» **Supplied data**
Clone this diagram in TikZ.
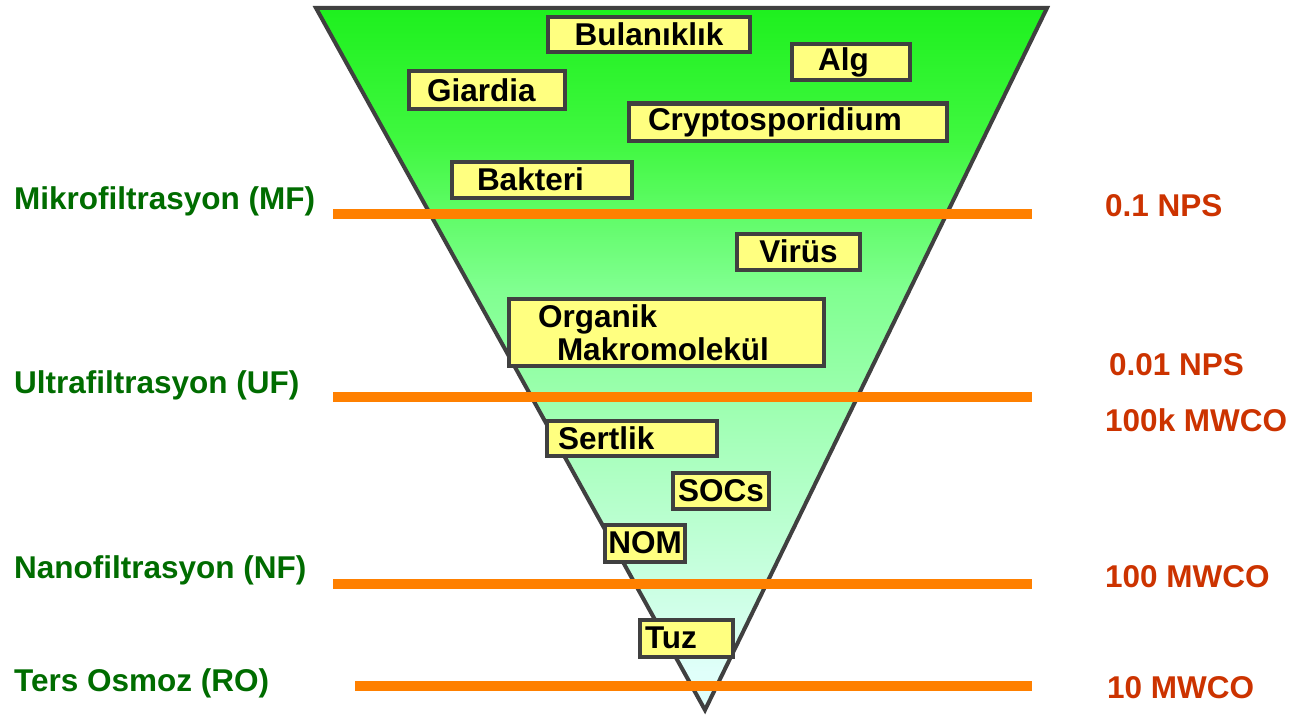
\documentclass[tikz,border=0pt]{standalone}
\usepackage{fontspec}
\setmainfont{Liberation Sans}
\usetikzlibrary{positioning}

\definecolor{funtop}{RGB}{30,240,30}
\definecolor{funup}{RGB}{64,248,64}
\definecolor{funmid}{RGB}{128,255,144}
\definecolor{funbot}{RGB}{224,255,250}
\definecolor{edgegray}{RGB}{64,64,64}
\definecolor{tagyellow}{RGB}{255,255,128}
\definecolor{levelorange}{RGB}{255,128,0}
\definecolor{methgreen}{RGB}{0,108,0}
\definecolor{cutred}{RGB}{204,51,0}

\pgfdeclareverticalshading{funnel}{100bp}{color(0bp)=(funbot); color(27.7bp)=(funbot);
  color(55bp)=(funmid); color(65.5bp)=(funup); color(75bp)=(funtop); color(100bp)=(funtop)}

\begin{document}
\begin{tikzpicture}[x=1pt,y=-1pt,
    txt/.style={font=\fontsize{31.5}{33}\selectfont\bfseries},
    tag/.style={txt, draw=edgegray, fill=tagyellow, line width=4pt, inner ysep=0pt},
    method/.style={txt, text=methgreen, anchor=west, inner sep=0pt},
    cutoff/.style={txt, text=cutred, anchor=west, inner sep=0pt},
    level/.style={levelorange, line width=10pt}]
  \useasboundingbox (0,0) rectangle (1294,717);

  % funnel
  \coordinate (tl) at (316,8);
  \coordinate (tr) at (1047,8);
  \coordinate (tip) at (705,710);
  \shade[shading=funnel, draw=edgegray, line width=4pt] (tl) -- (tr) -- (tip) -- cycle;

  % particles
  \node[tag, minimum width=202pt, minimum height=35pt] (bul) at (649,34.5) {Bulanıklık};
  \node[tag, align=left, text width=66pt, inner xsep=26pt, minimum height=36pt] (alg) at (851,62.5) {Alg};
  \node[tag, align=left, text width=120pt, inner xsep=18pt, minimum height=37pt] (gia) at (487,90) {Giardia};
  \node[tag, align=left, text width=280pt, inner xsep=19pt, minimum height=37pt] (cry) at (788,122) {Cryptosporidium};
  \node[tag, align=left, text width=130pt, inner xsep=25pt, minimum height=36pt] (bak) at (542,179.5) {Bakteri};
  \node[tag, minimum width=123pt, minimum height=36pt] (vir) at (798.5,251.5) {Virüs};
  \node[tag, align=left, text width=257pt, inner xsep=29pt, minimum height=67pt] (org) at (666.5,332.5)
    {Organik\\\hspace*{19pt}Makromolekül};
  \node[tag, align=left, text width=148pt, inner xsep=11pt, minimum height=35pt] (ser) at (632,438) {Sertlik};
  \node[tag, minimum width=96pt, minimum height=36pt] (soc) at (721,490.5) {SOCs};
  \node[tag, minimum width=80pt, minimum height=37pt] (nom) at (645,543) {NOM};
  \node[tag, align=left, text width=83pt, inner xsep=5pt, minimum height=37pt] (tuz) at (686.5,638) {Tuz};

  % cut-off levels
  \draw[level] (333,214) -- (1032,214);
  \draw[level] (333,397) -- (1032,397);
  \draw[level] (333,584) -- (1032,584);
  \draw[level] (355,686) -- (1032,686);

  % processes
  \node[method] (mf) at (14,201) {Mikrofiltrasyon (MF)};
  \node[method] (uf) at (14,385) {Ultrafiltrasyon (UF)};
  \node[method] (nf) at (14,570) {Nanofiltrasyon (NF)};
  \node[method] (ro) at (14,683) {Ters Osmoz (RO)};

  % pore sizes
  \node[cutoff] (nps1) at (1105,206) {0.1 NPS};
  \node[cutoff] (nps2) at (1109,365) {0.01 NPS};
  \node[cutoff] (mwco1) at (1105,420) {100k MWCO};
  \node[cutoff] (mwco2) at (1105,577) {100 MWCO};
  \node[cutoff] (mwco3) at (1107,688) {10 MWCO};
\end{tikzpicture}
\end{document}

» **Problem**
Begin at the top of the material above and output each line exactly, stopping after the line that holds "(tip) -- cycle;". Leave out pictures.

» **Answer to this task**
Clone this diagram in TikZ.
\documentclass[tikz,border=0pt]{standalone}
\usepackage{fontspec}
\setmainfont{Liberation Sans}
\usetikzlibrary{positioning}

\definecolor{funtop}{RGB}{30,240,30}
\definecolor{funup}{RGB}{64,248,64}
\definecolor{funmid}{RGB}{128,255,144}
\definecolor{funbot}{RGB}{224,255,250}
\definecolor{edgegray}{RGB}{64,64,64}
\definecolor{tagyellow}{RGB}{255,255,128}
\definecolor{levelorange}{RGB}{255,128,0}
\definecolor{methgreen}{RGB}{0,108,0}
\definecolor{cutred}{RGB}{204,51,0}

\pgfdeclareverticalshading{funnel}{100bp}{color(0bp)=(funbot); color(27.7bp)=(funbot);
  color(55bp)=(funmid); color(65.5bp)=(funup); color(75bp)=(funtop); color(100bp)=(funtop)}

\begin{document}
\begin{tikzpicture}[x=1pt,y=-1pt,
    txt/.style={font=\fontsize{31.5}{33}\selectfont\bfseries},
    tag/.style={txt, draw=edgegray, fill=tagyellow, line width=4pt, inner ysep=0pt},
    method/.style={txt, text=methgreen, anchor=west, inner sep=0pt},
    cutoff/.style={txt, text=cutred, anchor=west, inner sep=0pt},
    level/.style={levelorange, line width=10pt}]
  \useasboundingbox (0,0) rectangle (1294,717);

  % funnel
  \coordinate (tl) at (316,8);
  \coordinate (tr) at (1047,8);
  \coordinate (tip) at (705,710);
  \shade[shading=funnel, draw=edgegray, line width=4pt] (tl) -- (tr) -- (tip) -- cycle;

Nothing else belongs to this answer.